EXERCISE AIM: In the data below, locate each line with the word "this" and list it.

— Start DATASET EXCERPTS —

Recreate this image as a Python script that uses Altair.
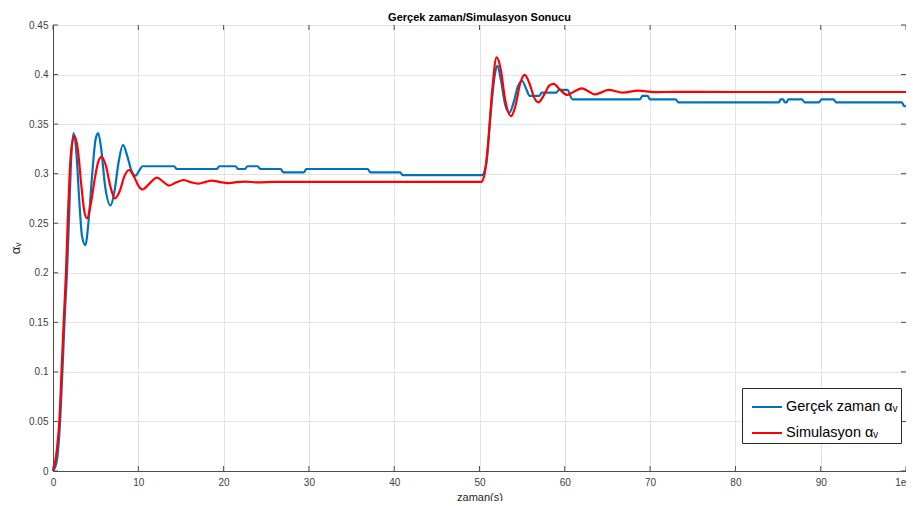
import altair as alt
import pandas as pd

# ---- data ----
blue_x = [0, 0.4, 0.8, 1.1, 1.4, 1.64, 1.9, 2.1, 2.42, 2.75, 3.1, 3.4, 3.79, 4.2, 4.6, 5.0, 5.3,
          5.65, 6.1, 6.75, 7.2, 7.7, 8.2, 8.7, 9.2, 9.7, 10.1, 10.5, 14.2, 14.5, 19.2, 19.5,
          21.4, 21.7, 22.5, 22.8, 24.0, 24.3, 26.7, 27.0, 29.4, 29.7, 36.9, 37.2, 40.7, 41.0,
          50.3, 50.8, 51.3, 51.8, 52.1, 52.5, 53.0, 53.5, 54.0, 54.5, 55.0, 55.5, 55.9, 57.0,
          57.3, 59.0, 59.3, 60.3, 60.9, 68.8, 69.1, 69.7, 70.0, 73.0, 73.3, 85.1, 85.3, 85.6,
          85.8, 86.0, 86.2, 87.8, 88.1, 89.8, 90.1, 91.5, 91.8, 99.5, 99.8, 100]
blue_y = [0, 0.008, 0.045, 0.1, 0.16, 0.2, 0.26, 0.31, 0.341, 0.32, 0.27, 0.237, 0.228, 0.255,
          0.3, 0.335, 0.341, 0.325, 0.288, 0.268, 0.282, 0.312, 0.329, 0.318, 0.303, 0.298,
          0.303, 0.3075, 0.3075, 0.3047, 0.3047, 0.3075, 0.3075, 0.3047, 0.3047, 0.3075, 0.3075,
          0.3047, 0.3047, 0.3013, 0.3013, 0.3047, 0.3047, 0.3013, 0.3013, 0.2985, 0.2985, 0.31,
          0.36, 0.40, 0.409, 0.395, 0.37, 0.3616, 0.372, 0.388, 0.3935, 0.385, 0.3784, 0.3784,
          0.3818, 0.3818, 0.3845, 0.3845, 0.375, 0.375, 0.3784, 0.3784, 0.375, 0.375, 0.372,
          0.372, 0.375, 0.375, 0.372, 0.372, 0.375, 0.375, 0.372, 0.372, 0.375, 0.375, 0.372,
          0.372, 0.368, 0.368]

red_x = [0, 0.35, 0.55, 0.74, 1.0, 1.25, 1.52, 1.72, 1.95, 2.2, 2.54, 2.9, 3.3, 3.65, 3.98, 4.4,
         4.9, 5.3, 5.7, 6.2, 6.7, 7.26, 7.8, 8.4, 8.9, 9.5, 10.0, 10.5, 11.3, 12.2, 12.9, 13.6,
         14.4, 15.3, 16.1, 17.0, 17.8, 18.6, 19.6, 20.5, 21.5, 22.5, 24, 26, 30, 40, 50.2, 50.6,
         51.0, 51.5, 52.0, 52.5, 53.0, 53.7, 54.2, 54.8, 55.3, 55.9, 56.4, 56.9, 57.6, 58.2,
         58.7, 59.4, 60.3, 61.1, 62.0, 62.8, 63.5, 64.3, 65.1, 66.8, 68.6, 70.5, 73, 80, 100]
red_y = [0, 0.0145, 0.03, 0.05, 0.1, 0.15, 0.2, 0.25, 0.3, 0.328, 0.338, 0.325, 0.29, 0.263,
         0.255, 0.268, 0.295, 0.312, 0.317, 0.308, 0.288, 0.275, 0.282, 0.298, 0.3037, 0.297,
         0.288, 0.284, 0.29, 0.296, 0.292, 0.288, 0.291, 0.2936, 0.2915, 0.290, 0.2915, 0.293,
         0.2915, 0.2905, 0.2915, 0.292, 0.2912, 0.2918, 0.2918, 0.2918, 0.2918, 0.30, 0.33,
         0.385, 0.4174, 0.405, 0.375, 0.358, 0.368, 0.392, 0.3996, 0.39, 0.377, 0.372, 0.38,
         0.389, 0.3905, 0.385, 0.3794, 0.383, 0.386, 0.383, 0.380, 0.382, 0.3845, 0.3818,
         0.3838, 0.3822, 0.3826, 0.3824, 0.3824]

series_names = ["Gerçek zaman αᵥ", "Simulasyon αᵥ"]
series_colors = ["#0072BD", "#FF0000"]

x_ticks = list(range(0, 101, 10))
y_ticks = [0, 0.05, 0.1, 0.15, 0.2, 0.25, 0.3, 0.35, 0.4, 0.45]

df = pd.concat([
    pd.DataFrame({"t": blue_x, "v": blue_y, "s": series_names[0], "o": 0}),
    pd.DataFrame({"t": red_x, "v": red_y, "s": series_names[1], "o": 1}),
])

W, H = 853, 446
FONT = "Liberation Sans"
AX = "#4d4d4d"

xs = alt.Scale(domain=[0, 100], nice=False)
ys = alt.Scale(domain=[0, 0.45], nice=False)

lines = alt.Chart(df).mark_line(interpolate="monotone", strokeWidth=2.2).encode(
    x=alt.X("t:Q", scale=xs, title="zaman(s)",
            axis=alt.Axis(values=x_ticks, grid=True, tickSize=0, labelPadding=6,
                          labelFlush=False, format="~g")),
    y=alt.Y("v:Q", scale=ys, title="αᵥ",
            axis=alt.Axis(values=y_ticks, grid=True, tickSize=0, labelPadding=5,
                          labelFlush=False, format="~g")),
    color=alt.Color("s:N", scale=alt.Scale(domain=series_names, range=series_colors),
                    legend=alt.Legend(title=None, orient="none", legendX=689, legendY=363,
                                      symbolType="stroke", symbolSize=900,
                                      symbolStrokeWidth=2, labelFontSize=14.5,
                                      labelFont=FONT, labelColor="#000000",
                                      fillColor="white", strokeColor="#262626",
                                      padding=3, rowPadding=3, symbolOffset=6,
                                      labelOffset=3, labelLimit=220)),
    order="o:Q",
)

xt = pd.DataFrame({"t": x_ticks})
yt = pd.DataFrame({"v": y_ticks})
tick_style = dict(color=AX, strokeWidth=1)
bottom_ticks = alt.Chart(xt).mark_rule(**tick_style).encode(
    x=alt.X("t:Q", scale=xs), y=alt.value(H), y2=alt.value(H - 5))
top_ticks = alt.Chart(xt).mark_rule(**tick_style).encode(
    x=alt.X("t:Q", scale=xs), y=alt.value(0), y2=alt.value(5))
left_ticks = alt.Chart(yt).mark_rule(**tick_style).encode(
    y=alt.Y("v:Q", scale=ys), x=alt.value(0), x2=alt.value(5))
right_ticks = alt.Chart(yt).mark_rule(**tick_style).encode(
    y=alt.Y("v:Q", scale=ys), x=alt.value(W), x2=alt.value(W - 5))

chart = alt.layer(lines, bottom_ticks, top_ticks, left_ticks, right_ticks).properties(
    width=W, height=H,
    autosize=alt.AutoSizeParams(type="none"),
    padding={"left": 45, "top": 17, "right": 0, "bottom": 30},
    title=alt.TitleParams("Gerçek zaman/Simulasyon Sonucu", font=FONT, fontSize=11,
                          fontWeight="bold", color="#000000", anchor="middle", offset=-3),
).configure_view(stroke=AX, strokeWidth=1).configure_axis(
    labelFont=FONT, labelFontSize=10, labelColor="#404040",
    titleFont=FONT, titleFontSize=11, titleColor="#262626", titleFontWeight="normal",
    domainColor=AX, gridColor="#e3e3e3", gridWidth=1,
).configure_axisX(titlePadding=4).configure_axisY(titlePadding=6, titleFontSize=13)

chart.save("out.html", embed_options={"renderer": "svg", "actions": False})
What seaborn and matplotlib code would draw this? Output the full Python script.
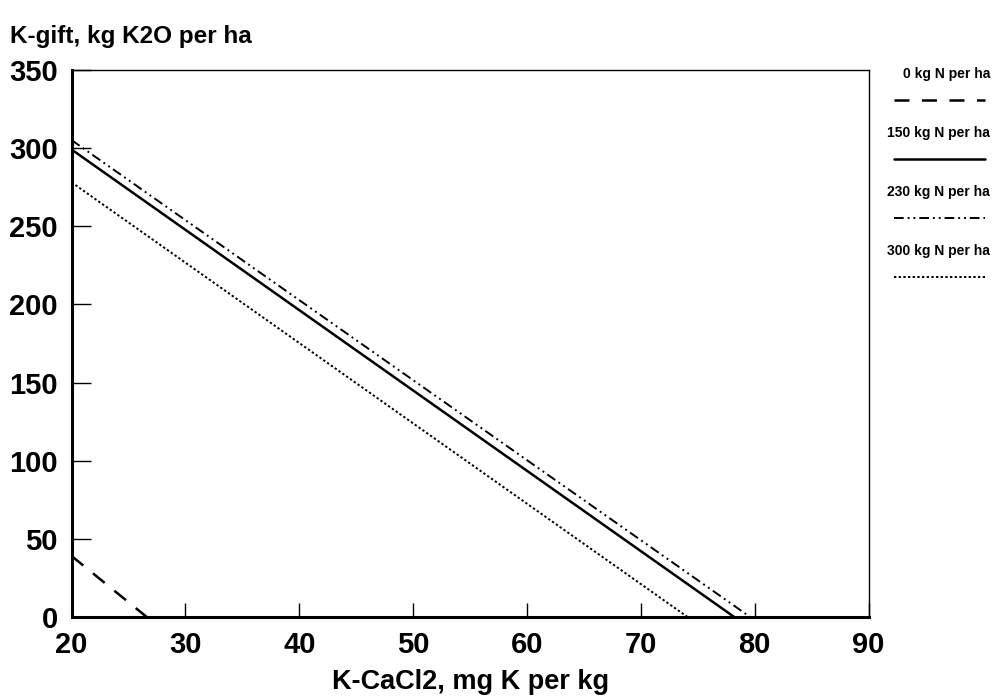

— End DATASET EXCERPTS —

FINAL RESULT:
Recreate this image as a Python script that uses Altair.
What seaborn and matplotlib code would draw this? Output the full Python script.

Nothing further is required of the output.